République dominicaine : il faut mettre fin aux violences policières afin de respecter la Convention contre la torture

La République dominicaine doit rompre avec la pratique honteuse des violences policières maintenant qu’elle a ratifié la Convention des Nations unies contre la torture, a déclaré Amnesty International.

Ce traité international, qui interdit que des personnes se trouvant sous la garde de la police soient soumises à des actes de torture et d’autres formes de mauvais traitements, entre en vigueur jeudi 23 février dans la nation caribéenne.

Amnesty International a constaté par le passé que la police du pays se rendait coupable d’un nombre d’abus choquant, commettant notamment des actes de torture et des exécutions extrajudiciaires.

« La République dominicaine doit être félicitée pour avoir ratifié cet important traité international visant à combattre la torture », a indiqué Javier Zúñiga, conseiller spécial d’Amnesty International.

« Mais l’ensemble des autorités du pays – et la police nationale en particulier – doivent mettre fin une fois pour toutes aux violations perpétrées depuis des décennies, et s’efforcer d’honorer les dispositions du traité en appliquant la loi d’une manière qui respecte les droits humains. »

Des abus honteux

Dans un rapport publié en octobre 2011, Amnesty International a fait état d’abus et d’homicides attribués à la police dominicaine constituant des pratiques persistantes inacceptables.

D’après le parquet général du pays, 289 personnes ont été tuées par la police en 2011, contre 260 en 2010. Plus d’un dixième des homicides commis dans le pays en 2011 l’ont été par la police.

Les recherches effectuées par Amnesty International ont montré qu’il est fréquent que des personnes arrêtées soient soumises à la torture et à d’autres mauvais traitements en garde à vue, souvent alors qu’elles n’ont été ni officiellement inculpées ni déclarées coupables d’une quelconque infraction. Les recherches menées par l’organisation indiquent par ailleurs que la plupart de ces cas ne donnent pas lieu à des enquêtes satisfaisantes, et que les autorités nient que la torture est pratiquée dans le pays.

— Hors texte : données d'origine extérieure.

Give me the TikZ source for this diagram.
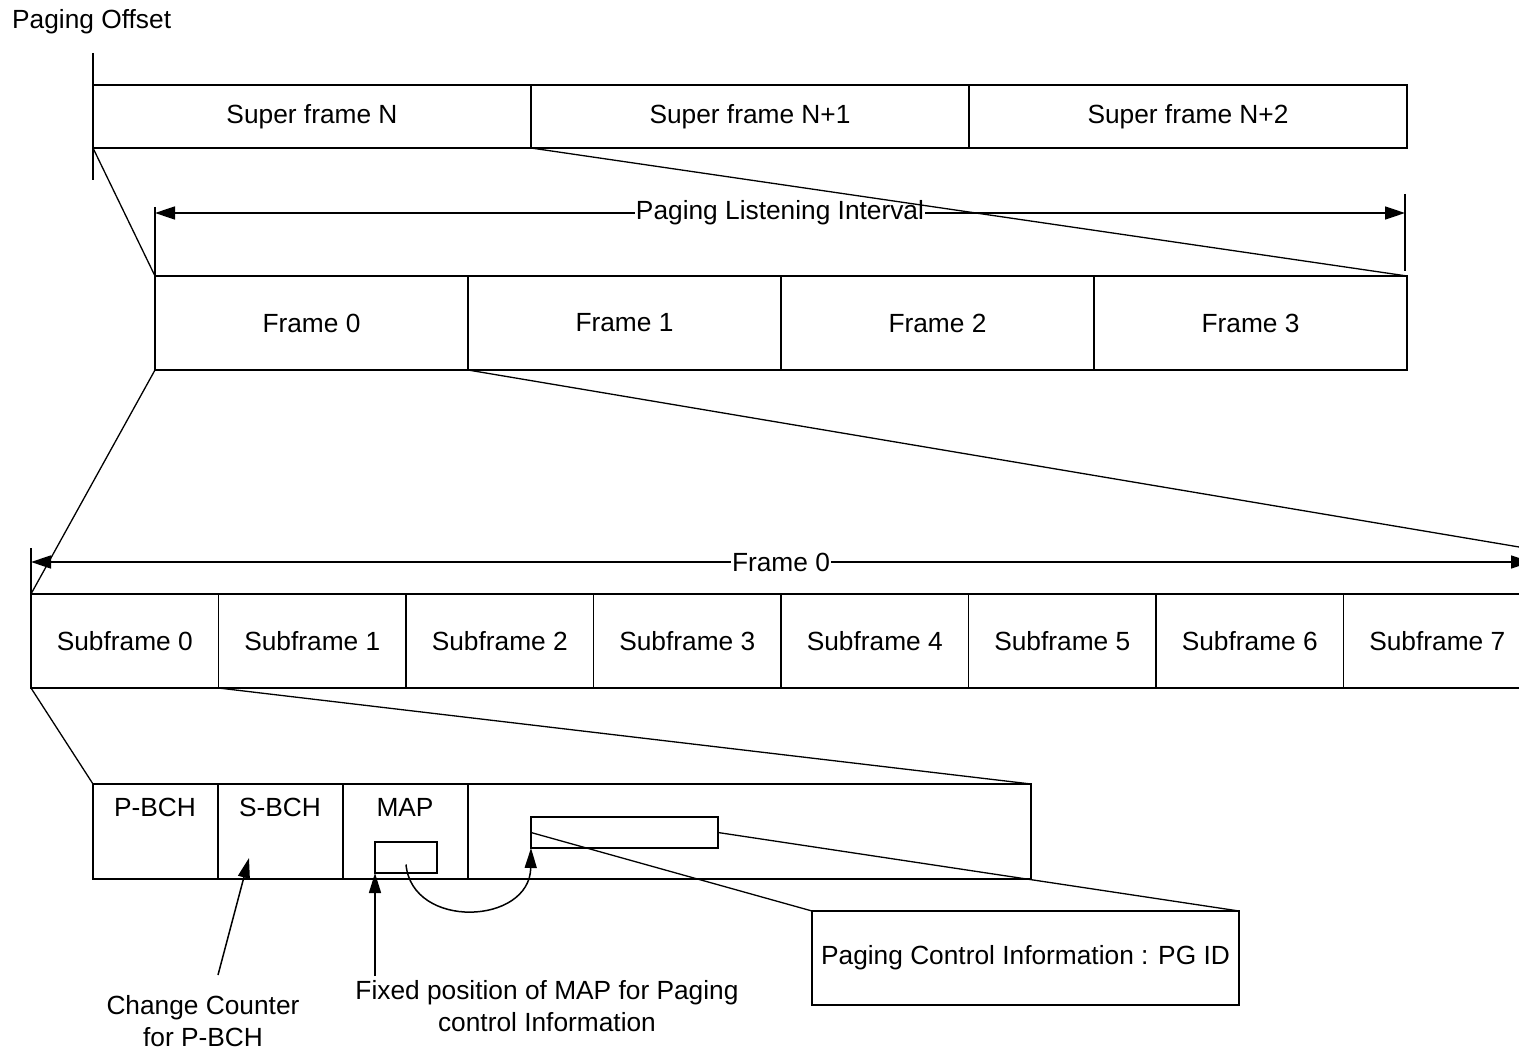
\documentclass[tikz,border=0pt]{standalone}
\usepackage{fontspec}
\setmainfont{Liberation Sans}
\usetikzlibrary{arrows.meta, positioning}

\tikzset{
    cell/.style={draw, line width=1.5pt, inner sep=0pt, outer sep=0pt, minimum height=94pt},
    tickline/.style={line width=1.5pt},
    link/.style={line width=1.3pt},
    dimarrow/.style={line width=1.5pt, {Triangle[length=20pt, width=13pt]}-{Triangle[length=20pt, width=13pt]}},
    pointer/.style={line width=1.5pt, -{Triangle[length=20pt, width=12pt]}},
    lbl/.style={fill=white, inner sep=1pt}
}

\begin{document}
\begin{tikzpicture}[x=1pt, y=-1pt, font=\fontsize{26.3}{32}\selectfont]
    \useasboundingbox (0,0) rectangle (1519,1051);

    % super frames
    \node[inner sep=0pt, anchor=west] (offset) at (12,22) {Paging Offset};
    \draw[tickline] (93,53) -- (93,180);
    \foreach \i/\t in {0/Super frame N, 1/Super frame N+1, 2/Super frame N+2}
        \node[cell, minimum width=438pt, minimum height=63pt] (sf\i) at (312+438*\i, 116.5) {\t};

    % frames
    \foreach \i in {0,...,3}
        \node[cell, minimum width=313pt] (fr\i) at (311.5+313*\i, 323) {Frame \i};
    \coordinate (pliL) at (155,213);
    \coordinate (pliR) at (1405,213);
    \draw[tickline] (155,207) -- (155,283);
    \draw[tickline] (1405,194) -- (1405,271);
    \draw[dimarrow] (pliL) -- node[lbl] {Paging Listening Interval} (pliR);
    \draw[link] (sf0.south west) -- (fr0.north west);
    \draw[link] (sf0.south east) -- (fr3.north east);

    % subframes
    \foreach \i in {0,...,7}
        \node[cell, minimum width=187.5pt] (sub\i) at (124.75+187.5*\i, 641) {Subframe \i};
    \coordinate (frL) at (31,562);
    \coordinate (frR) at (1531,562);
    \coordinate (frTop) at (1531,549);
    \draw[tickline] (31,548) -- (31,625);
    \draw[tickline] (1531,548) -- (1531,625);
    \draw[dimarrow] (frL) -- node[lbl] {Frame 0} (frR);
    \draw[link] (fr0.south west) -- (sub0.north west);
    \draw[link] (fr0.south east) -- (frTop);

    % subframe 0 detail
    \node[cell, minimum width=125pt, minimum height=95pt] (pbch) at (155.5,831.5) {};
    \node[cell, minimum width=125pt, minimum height=95pt] (sbch) at (280.5,831.5) {};
    \node[cell, minimum width=125pt, minimum height=95pt] (map) at (405.5,831.5) {};
    \node[cell, minimum width=563pt, minimum height=95pt] (data) at (749.5,831.5) {};
    \node (pbchtxt) at (155,807) {P-BCH};
    \node (sbchtxt) at (280,807) {S-BCH};
    \node (maptxt) at (405,807) {MAP};
    \draw[link] (sub0.south west) -- (pbch.north west);
    \draw[link] (sub0.south east) -- (data.north east);

    \node[cell, minimum width=62pt, minimum height=31pt] (mapbox) at (406,857.5) {};
    \node[cell, minimum width=187pt, minimum height=31pt] (pgbox) at (624.5,832.5) {};
    \node[cell, minimum width=427pt] (pci) at (1025.5,958) {Paging Control Information : PG ID};
    \draw[link] (pgbox.west) -- (pci.north west);
    \draw[link] (pgbox.east) -- (pci.north east);
    \draw[pointer] ([yshift=-7pt]mapbox.center) .. controls (412,930) and (530,925) .. (pgbox.south west);

    % notes
    \node[align=center] (ccnote) at (203,1021) {Change Counter\\for P-BCH};
    \coordinate (ccfrom) at (218,975);
    \coordinate (ccto) at (249,858);
    \draw[pointer] (ccfrom) -- (ccto);
    \node[align=center] (fixnote) at (547,1006) {Fixed position of MAP for Paging\\control Information};
    \coordinate (fixfrom) at (375,976);
    \draw[pointer] (fixfrom) -- (mapbox.south west);
\end{tikzpicture}
\end{document}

« Douze jours de torture »

La police a arrêté Denis Antonio González à Monte Plata, à 50 km au nord de la capitale, Saint-Domingue, en juillet 2009, en relation avec l’enlèvement présumé de Jacinto Reinaldo Gimbernard Pratt, un professeur dont le père est un intellectuel dominicain respecté.

Une vingtaine de policiers se sont présentés au domicile de Denis Antonio González à 6 heures du matin un vendredi pour l’arrêter.

Ils ont commencé par le suspendre à un arbre et le frapper, jusqu’à ce que le responsable de l’enquête arrive sur place et ordonne qu’on le détache. Lorsqu’ils l’ont fait, Denis Antonio González est tombé de l’arbre et s’est cassé l’épaule.

Ils l’ont alors placé en détention pendant 12 jours, qu’il décrit comme « 12 jours de torture », durant lesquels il a été privé de nourriture et sauvagement battu.

« Chaque matin vers 8 heures, ils me faisaient sortir de la cellule et m’emmenaient avec eux sur le terrain à la recherche de [Jacinto Reinaldo Gimbernard Pratt] », a-t-il expliqué à Amnesty International.

« Ils me pulvérisaient du gaz poivre dans les yeux, me mettaient deux sacs en plastique sur la tête et m’infligeaient des décharges électriques. Parfois je crachais au visage du policier pour qu’il me tue, je n’en pouvais plus […] Comme nous ne savions pas où se trouvait cet homme, nous n’avions rien à leur dire. Alors c’était acte de torture sur acte de torture. »

Denis Antonio González a plus tard été libéré sans inculpation après que Jacinto Reinaldo Gimbernard Pratt eut été retrouvé vivant et eut nié avoir été enlevé.

Enquêtes et indemnisations

Pour réellement mettre en œuvre le traité récemment ratifié, les autorités dominicaines devront veiller à ce que des enquêtes impartiales soient ouvertes dans les meilleurs délais lorsqu’il existe des motifs raisonnables de croire qu’un acte de torture a été commis.

Elles doivent par ailleurs faire en sorte que les victimes puissent bénéficier d’une indemnisation et d’une réadaptation médicale et psychologique.

« Les personnes ayant été torturées par la police dominicaine doivent pouvoir se tourner vers la justice et recevoir des réparations satisfaisantes pour ce qu’elles ont enduré », a poursuivi Javier Zúñiga.

Un an après l’entrée en vigueur du traité en République dominicaine, il sera demandé aux autorités de soumettre au Comité des Nations unies contre la torture un rapport sur l’état d’avancement de sa mise en œuvre.